Required task: Extract the lines from the start through the line that holds "0.844, 0.938, 1.031, 1.125, 1.219, 1.313, 1.406, 1.500]", both included, omitting all images.

Stored data:
## Begin
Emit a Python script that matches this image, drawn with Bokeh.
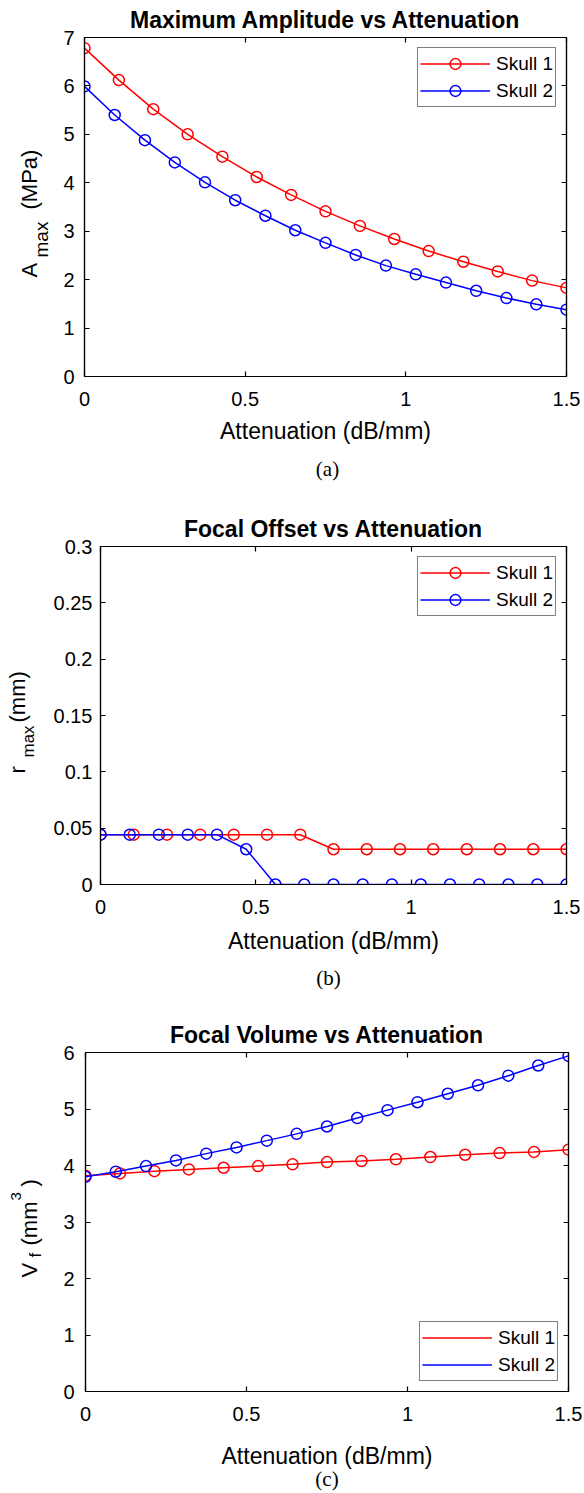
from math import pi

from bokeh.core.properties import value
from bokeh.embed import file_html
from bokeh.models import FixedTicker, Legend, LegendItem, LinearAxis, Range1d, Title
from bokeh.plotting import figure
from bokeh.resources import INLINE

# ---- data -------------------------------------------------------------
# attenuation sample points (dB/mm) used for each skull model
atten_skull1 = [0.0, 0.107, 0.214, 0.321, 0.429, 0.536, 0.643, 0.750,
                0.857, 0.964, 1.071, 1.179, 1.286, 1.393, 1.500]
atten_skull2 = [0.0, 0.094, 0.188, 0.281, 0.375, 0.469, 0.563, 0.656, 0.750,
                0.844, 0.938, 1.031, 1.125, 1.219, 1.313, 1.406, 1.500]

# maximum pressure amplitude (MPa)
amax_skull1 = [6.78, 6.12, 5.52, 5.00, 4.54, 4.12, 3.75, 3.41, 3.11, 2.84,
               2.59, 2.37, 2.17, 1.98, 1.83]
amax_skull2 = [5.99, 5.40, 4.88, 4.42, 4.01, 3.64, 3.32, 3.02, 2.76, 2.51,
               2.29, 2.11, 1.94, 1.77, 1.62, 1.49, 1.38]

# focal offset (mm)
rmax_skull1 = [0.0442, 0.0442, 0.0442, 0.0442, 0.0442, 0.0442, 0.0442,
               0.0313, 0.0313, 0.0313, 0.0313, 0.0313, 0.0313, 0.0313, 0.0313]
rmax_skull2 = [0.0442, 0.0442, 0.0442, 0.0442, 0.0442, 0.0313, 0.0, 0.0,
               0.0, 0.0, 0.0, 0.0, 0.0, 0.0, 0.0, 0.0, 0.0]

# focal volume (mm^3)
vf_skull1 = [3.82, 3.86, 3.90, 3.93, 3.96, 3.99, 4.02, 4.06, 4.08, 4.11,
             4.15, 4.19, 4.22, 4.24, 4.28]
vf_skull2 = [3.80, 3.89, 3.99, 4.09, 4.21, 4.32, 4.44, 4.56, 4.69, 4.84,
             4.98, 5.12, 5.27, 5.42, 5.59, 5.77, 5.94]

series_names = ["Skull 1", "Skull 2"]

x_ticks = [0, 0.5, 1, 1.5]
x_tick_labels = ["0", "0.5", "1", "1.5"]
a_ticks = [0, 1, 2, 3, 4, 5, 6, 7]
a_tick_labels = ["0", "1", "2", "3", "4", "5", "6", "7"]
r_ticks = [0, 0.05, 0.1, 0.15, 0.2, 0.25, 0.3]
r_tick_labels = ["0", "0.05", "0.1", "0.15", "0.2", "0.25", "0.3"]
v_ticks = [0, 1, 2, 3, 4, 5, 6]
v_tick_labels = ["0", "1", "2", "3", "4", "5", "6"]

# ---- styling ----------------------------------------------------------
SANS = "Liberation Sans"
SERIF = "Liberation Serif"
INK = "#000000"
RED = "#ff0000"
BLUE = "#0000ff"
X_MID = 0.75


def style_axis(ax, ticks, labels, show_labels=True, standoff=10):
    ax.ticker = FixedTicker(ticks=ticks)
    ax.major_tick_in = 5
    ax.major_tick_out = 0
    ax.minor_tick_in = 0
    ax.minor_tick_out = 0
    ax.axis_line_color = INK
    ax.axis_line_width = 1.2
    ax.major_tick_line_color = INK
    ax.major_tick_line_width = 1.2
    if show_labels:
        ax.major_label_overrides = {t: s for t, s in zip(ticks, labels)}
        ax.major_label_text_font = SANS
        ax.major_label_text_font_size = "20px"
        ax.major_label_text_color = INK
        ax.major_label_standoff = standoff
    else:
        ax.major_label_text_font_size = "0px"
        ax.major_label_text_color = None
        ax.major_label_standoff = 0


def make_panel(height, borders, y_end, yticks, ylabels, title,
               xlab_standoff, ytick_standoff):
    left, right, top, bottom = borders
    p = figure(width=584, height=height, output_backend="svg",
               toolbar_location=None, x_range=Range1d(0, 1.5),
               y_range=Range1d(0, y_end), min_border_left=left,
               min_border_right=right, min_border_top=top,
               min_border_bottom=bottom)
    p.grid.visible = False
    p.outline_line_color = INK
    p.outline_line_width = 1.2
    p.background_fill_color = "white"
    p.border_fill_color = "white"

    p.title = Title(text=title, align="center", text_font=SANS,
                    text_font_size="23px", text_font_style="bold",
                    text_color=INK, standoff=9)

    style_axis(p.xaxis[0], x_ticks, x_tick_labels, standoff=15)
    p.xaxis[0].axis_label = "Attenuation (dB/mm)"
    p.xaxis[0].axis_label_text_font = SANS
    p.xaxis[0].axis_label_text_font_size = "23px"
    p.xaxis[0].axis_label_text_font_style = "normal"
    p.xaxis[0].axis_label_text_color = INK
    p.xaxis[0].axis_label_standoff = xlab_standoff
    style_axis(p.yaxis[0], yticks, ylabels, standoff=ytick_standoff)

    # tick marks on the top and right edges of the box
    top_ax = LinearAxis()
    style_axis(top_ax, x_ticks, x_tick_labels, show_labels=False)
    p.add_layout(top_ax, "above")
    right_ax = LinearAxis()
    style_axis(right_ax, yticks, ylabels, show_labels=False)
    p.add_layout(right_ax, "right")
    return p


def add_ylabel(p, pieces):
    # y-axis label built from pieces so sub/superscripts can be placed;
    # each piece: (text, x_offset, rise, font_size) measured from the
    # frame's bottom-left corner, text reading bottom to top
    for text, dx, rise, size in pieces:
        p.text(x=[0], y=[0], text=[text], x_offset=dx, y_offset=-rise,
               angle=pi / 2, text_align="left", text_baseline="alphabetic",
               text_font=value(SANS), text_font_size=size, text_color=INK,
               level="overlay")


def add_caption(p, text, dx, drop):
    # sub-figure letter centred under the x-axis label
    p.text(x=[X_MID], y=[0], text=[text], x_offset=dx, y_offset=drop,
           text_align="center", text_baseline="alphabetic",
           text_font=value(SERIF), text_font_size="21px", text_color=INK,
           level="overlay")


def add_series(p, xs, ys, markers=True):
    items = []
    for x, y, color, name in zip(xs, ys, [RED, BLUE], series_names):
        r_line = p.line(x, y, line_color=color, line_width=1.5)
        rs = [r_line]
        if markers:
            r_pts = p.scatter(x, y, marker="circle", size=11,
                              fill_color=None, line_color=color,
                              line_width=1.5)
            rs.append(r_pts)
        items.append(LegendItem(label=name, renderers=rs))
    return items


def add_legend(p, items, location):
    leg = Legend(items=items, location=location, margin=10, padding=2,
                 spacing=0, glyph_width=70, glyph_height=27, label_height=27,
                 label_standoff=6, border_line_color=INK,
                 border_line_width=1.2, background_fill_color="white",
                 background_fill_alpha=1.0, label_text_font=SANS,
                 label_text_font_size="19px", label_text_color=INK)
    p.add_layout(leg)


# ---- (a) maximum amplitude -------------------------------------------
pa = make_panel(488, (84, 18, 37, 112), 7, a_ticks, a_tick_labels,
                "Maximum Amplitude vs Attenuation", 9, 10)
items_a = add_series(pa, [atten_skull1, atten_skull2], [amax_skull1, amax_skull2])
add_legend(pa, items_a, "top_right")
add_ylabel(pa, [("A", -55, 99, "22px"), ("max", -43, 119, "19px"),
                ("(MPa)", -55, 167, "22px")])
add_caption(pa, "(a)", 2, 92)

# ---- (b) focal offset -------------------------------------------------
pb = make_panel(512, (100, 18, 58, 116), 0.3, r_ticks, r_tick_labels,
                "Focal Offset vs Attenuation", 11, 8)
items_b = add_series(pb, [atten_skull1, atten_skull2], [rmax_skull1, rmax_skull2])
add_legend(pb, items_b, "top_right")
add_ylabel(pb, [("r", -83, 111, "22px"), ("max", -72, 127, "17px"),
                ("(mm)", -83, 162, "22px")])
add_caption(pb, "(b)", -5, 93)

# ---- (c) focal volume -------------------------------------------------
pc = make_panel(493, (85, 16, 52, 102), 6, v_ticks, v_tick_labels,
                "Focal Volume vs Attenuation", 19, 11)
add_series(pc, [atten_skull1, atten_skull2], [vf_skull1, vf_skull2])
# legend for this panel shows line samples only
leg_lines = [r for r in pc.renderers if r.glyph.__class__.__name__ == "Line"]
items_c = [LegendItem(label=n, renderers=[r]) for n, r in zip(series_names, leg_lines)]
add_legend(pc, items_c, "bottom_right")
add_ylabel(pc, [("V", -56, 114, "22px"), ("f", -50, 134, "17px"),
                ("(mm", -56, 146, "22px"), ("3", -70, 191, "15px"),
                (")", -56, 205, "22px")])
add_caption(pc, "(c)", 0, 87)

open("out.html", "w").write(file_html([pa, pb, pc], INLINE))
## End
Solution for this task:
Emit a Python script that matches this image, drawn with Bokeh.
from math import pi

from bokeh.core.properties import value
from bokeh.embed import file_html
from bokeh.models import FixedTicker, Legend, LegendItem, LinearAxis, Range1d, Title
from bokeh.plotting import figure
from bokeh.resources import INLINE

# ---- data -------------------------------------------------------------
# attenuation sample points (dB/mm) used for each skull model
atten_skull1 = [0.0, 0.107, 0.214, 0.321, 0.429, 0.536, 0.643, 0.750,
                0.857, 0.964, 1.071, 1.179, 1.286, 1.393, 1.500]
atten_skull2 = [0.0, 0.094, 0.188, 0.281, 0.375, 0.469, 0.563, 0.656, 0.750,
                0.844, 0.938, 1.031, 1.125, 1.219, 1.313, 1.406, 1.500]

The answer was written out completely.